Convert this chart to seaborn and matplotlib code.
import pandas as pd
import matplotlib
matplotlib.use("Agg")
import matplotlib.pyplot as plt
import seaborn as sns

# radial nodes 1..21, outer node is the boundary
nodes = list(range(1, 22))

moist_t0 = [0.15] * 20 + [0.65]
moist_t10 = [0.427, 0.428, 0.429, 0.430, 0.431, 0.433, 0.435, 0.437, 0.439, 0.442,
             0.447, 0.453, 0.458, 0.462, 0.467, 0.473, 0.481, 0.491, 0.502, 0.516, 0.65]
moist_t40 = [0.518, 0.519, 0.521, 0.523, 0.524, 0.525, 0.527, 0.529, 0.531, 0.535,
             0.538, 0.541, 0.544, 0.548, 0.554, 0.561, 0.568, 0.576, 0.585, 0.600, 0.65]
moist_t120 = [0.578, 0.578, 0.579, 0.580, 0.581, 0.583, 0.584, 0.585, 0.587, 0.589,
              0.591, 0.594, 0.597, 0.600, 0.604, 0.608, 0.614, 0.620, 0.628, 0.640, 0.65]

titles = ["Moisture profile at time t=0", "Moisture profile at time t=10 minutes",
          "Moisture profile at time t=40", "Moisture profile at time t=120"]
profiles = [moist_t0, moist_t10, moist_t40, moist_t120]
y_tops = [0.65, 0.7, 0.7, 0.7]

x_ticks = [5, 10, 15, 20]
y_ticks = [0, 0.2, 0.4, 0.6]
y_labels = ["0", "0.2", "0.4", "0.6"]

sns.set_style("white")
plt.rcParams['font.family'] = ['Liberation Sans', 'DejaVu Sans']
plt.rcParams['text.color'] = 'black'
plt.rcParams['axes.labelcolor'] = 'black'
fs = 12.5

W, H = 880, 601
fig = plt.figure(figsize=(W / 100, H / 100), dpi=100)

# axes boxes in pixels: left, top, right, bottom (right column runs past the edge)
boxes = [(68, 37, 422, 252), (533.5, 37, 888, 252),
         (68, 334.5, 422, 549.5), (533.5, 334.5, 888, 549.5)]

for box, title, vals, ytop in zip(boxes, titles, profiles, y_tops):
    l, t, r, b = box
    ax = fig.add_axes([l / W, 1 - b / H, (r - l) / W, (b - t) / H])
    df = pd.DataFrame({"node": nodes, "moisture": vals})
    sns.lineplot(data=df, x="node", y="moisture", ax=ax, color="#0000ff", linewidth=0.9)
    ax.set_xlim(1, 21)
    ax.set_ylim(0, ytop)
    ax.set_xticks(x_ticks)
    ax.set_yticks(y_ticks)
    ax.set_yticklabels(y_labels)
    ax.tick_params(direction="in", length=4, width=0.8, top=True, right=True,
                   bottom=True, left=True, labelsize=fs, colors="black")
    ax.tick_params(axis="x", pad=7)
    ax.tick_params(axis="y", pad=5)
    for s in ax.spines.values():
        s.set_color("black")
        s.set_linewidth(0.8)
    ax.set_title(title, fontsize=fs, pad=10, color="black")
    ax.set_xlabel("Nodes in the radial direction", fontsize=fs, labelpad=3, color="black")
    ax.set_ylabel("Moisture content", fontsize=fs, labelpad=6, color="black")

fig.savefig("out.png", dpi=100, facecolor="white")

+===+

* Exercise requirements:
Pick out, from the lines above, every one that contains the string "matplotlib".

* Full answer:
Convert this chart to seaborn and matplotlib code.
import matplotlib
matplotlib.use("Agg")
import matplotlib.pyplot as plt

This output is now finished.